There has been a lot of talk about when and if this is going to happen. Given the daily grind in traffic on the Beltway, I think it is time to look into this option again.
Akwasi Oppong, Germantown
DG: There’s no active plan to create a new Potomac River crossing to the northwest of the Legion Bridge. (The Gen. Jubal A. Early ferry boat, hauled across the Potomac via a cable at White’s Ferry, probably serves about as many commuters as it’s ever going to.)
The Maryland and Virginia governments just decided to raise more tax revenue for transportation projects. That’s going to launch a competition among them. So supporters of another bridge should make themselves heard now.
The Northern Virginia Transportation Alliance, an advocacy group for regional transportation improvements, thinks a new crossing is just about the most important upgrade we could undertake.
By 2020, the alliance says, nearly two-thirds of the region’s population will live outside the Capital Beltway, and half the region’s jobs also will be outside the hub.
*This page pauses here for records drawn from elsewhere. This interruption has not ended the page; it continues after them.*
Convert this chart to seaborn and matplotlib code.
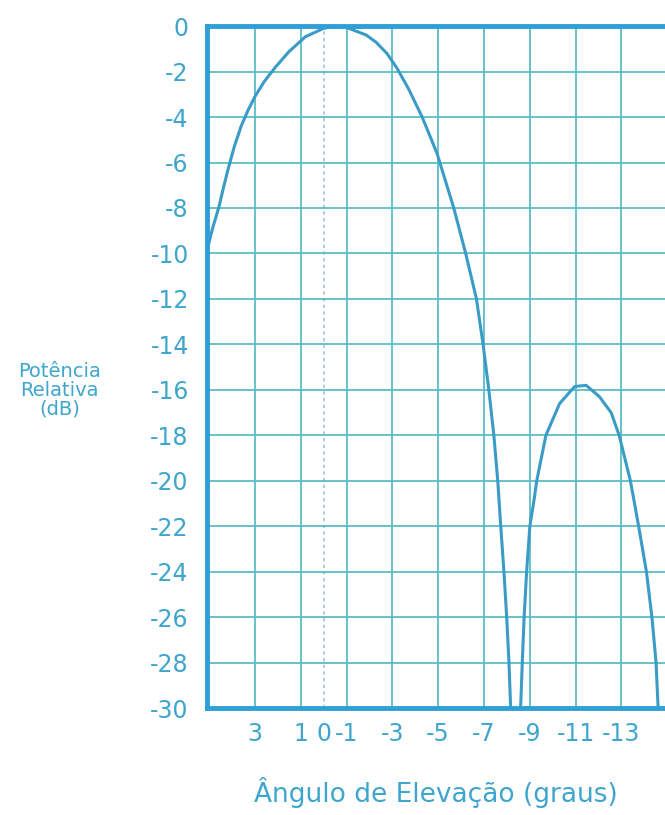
# plot.py
# Antenna elevation pattern: relative power (dB) vs elevation angle

import numpy as np
import pandas as pd
import seaborn as sns
import matplotlib.pyplot as plt

# Data

# Main lobe (angle in degrees, relative power in dB)
main_angle = [5.1, 4.85, 4.57, 4.36, 4.16, 3.9, 3.6, 3.3, 3.0, 2.6, 2.1, 1.52, 0.8,
              0.0, -0.5, -1.0, -1.87, -2.3, -2.76, -3.2, -3.7, -4.3, -4.95, -5.07,
              -5.68, -6.2, -6.67, -6.96, -7.21, -7.43, -7.6, -7.73, -7.87, -7.99,
              -8.09, -8.16, -8.2]
main_db = [-9.9, -8.9, -7.95, -7.05, -6.25, -5.3, -4.4, -3.7, -3.1, -2.45, -1.8, -1.13, -0.47,
           -0.1, 0.0, -0.06, -0.4, -0.72, -1.2, -1.85, -2.75, -4.0, -5.6, -6.0,
           -8.0, -10.0, -12.0, -14.0, -16.0, -18.0, -20.0, -22.0, -24.0, -26.0,
           -28.0, -29.9, -31.0]

# First side lobe
side_angle = [-8.56, -8.6, -8.67, -8.75, -8.86, -9.0, -9.19, -9.3, -9.7, -10.3, -10.96,
              -11.46, -12.04, -12.55, -12.9, -13.39, -13.75, -14.09, -14.33, -14.51,
              -14.6, -14.63]
side_db = [-31.0, -29.9, -28.0, -26.0, -24.0, -22.0, -20.8, -20.0, -18.0, -16.6, -15.85,
           -15.8, -16.3, -17.0, -18.0, -20.0, -22.0, -24.0, -26.0, -28.0,
           -30.0, -31.0]

x_ticks = [3, 1, 0, -1, -3, -5, -7, -9, -11, -13]
x_tick_labels = ['3', '1', '0', '-1', '-3', '-5', '-7', '-9', '-11', '-13']
y_ticks = list(range(0, -32, -2))

# Colours
spine_color = '#2f9fd8'
grid_color = '#5bbcc6'
curve_color = '#3a9cc6'
text_color = '#3ea6cc'

sns.set_style('white')
plt.rcParams['font.family'] = ['DejaVu Sans']

fig = plt.figure(figsize=(6.65, 8.15), dpi=100)
ax = fig.add_axes([0.311, 0.131, 0.689, 0.837])

main_df = pd.DataFrame({'angle': main_angle, 'db': main_db})
side_df = pd.DataFrame({'angle': side_angle, 'db': side_db})
sns.lineplot(data=main_df, x='angle', y='db', ax=ax, color=curve_color, linewidth=2.2)
sns.lineplot(data=side_df, x='angle', y='db', ax=ax, color=curve_color, linewidth=2.2)

ax.set_xlim(5.1, -14.9)
ax.set_ylim(-30, 0)

ax.set_xticks(x_ticks)
ax.set_xticklabels(x_tick_labels)
ax.set_yticks(y_ticks)
ax.set_yticklabels([str(v) for v in y_ticks])

# Grid: vertical at odd degrees, dotted line at zero
ax.grid(True, color=grid_color, linewidth=1.3)
for tick, line in zip(x_ticks, ax.xaxis.get_gridlines()):
    if tick == 0:
        line.set_linestyle((0, (2, 2)))
        line.set_color('#9fc6d6')
        line.set_linewidth(1.2)
ax.set_axisbelow(True)

ax.tick_params(axis='both', length=0, colors=text_color, labelsize=17)
ax.tick_params(axis='x', pad=10)
ax.tick_params(axis='y', pad=13)

for side in ['left', 'top', 'bottom']:
    ax.spines[side].set_color(spine_color)
    ax.spines[side].set_linewidth(3.5)
ax.spines['right'].set_visible(False)

ax.set_xlabel('Ângulo de Elevação (graus)', color=text_color, fontsize=19, labelpad=22)
ax.set_ylabel('')
fig.text(0.09, 0.521, 'Potência\nRelativa\n(dB)', color=text_color, fontsize=14,
         ha='center', va='center', linespacing=1.0)

plt.savefig('out.png', dpi=100)
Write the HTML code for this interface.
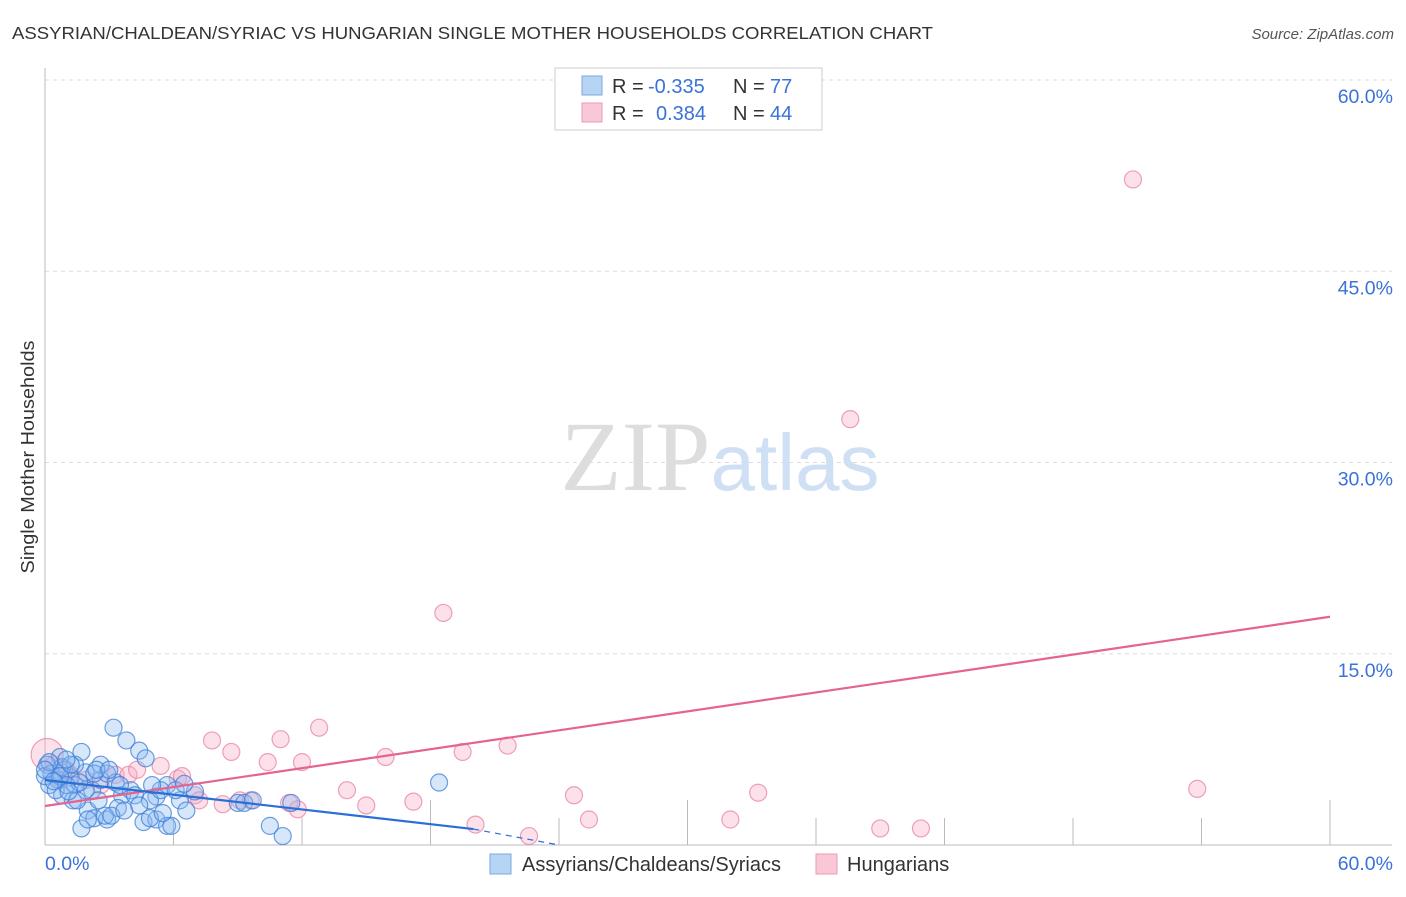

But eight of the region’s 10 Potomac River bridges are inside the Beltway.
However, money for such an enormously expensive project — a bridge and its approach highways — is only one obstacle. Governments on both sides of the river would have to believe it’s a good solution for our transportation problems, and the Maryland side continues to show no enthusiasm. Maryland is more likely to pump new revenue into two transitways, the Purple Line in the Washington suburbs and the Red Line in Baltimore.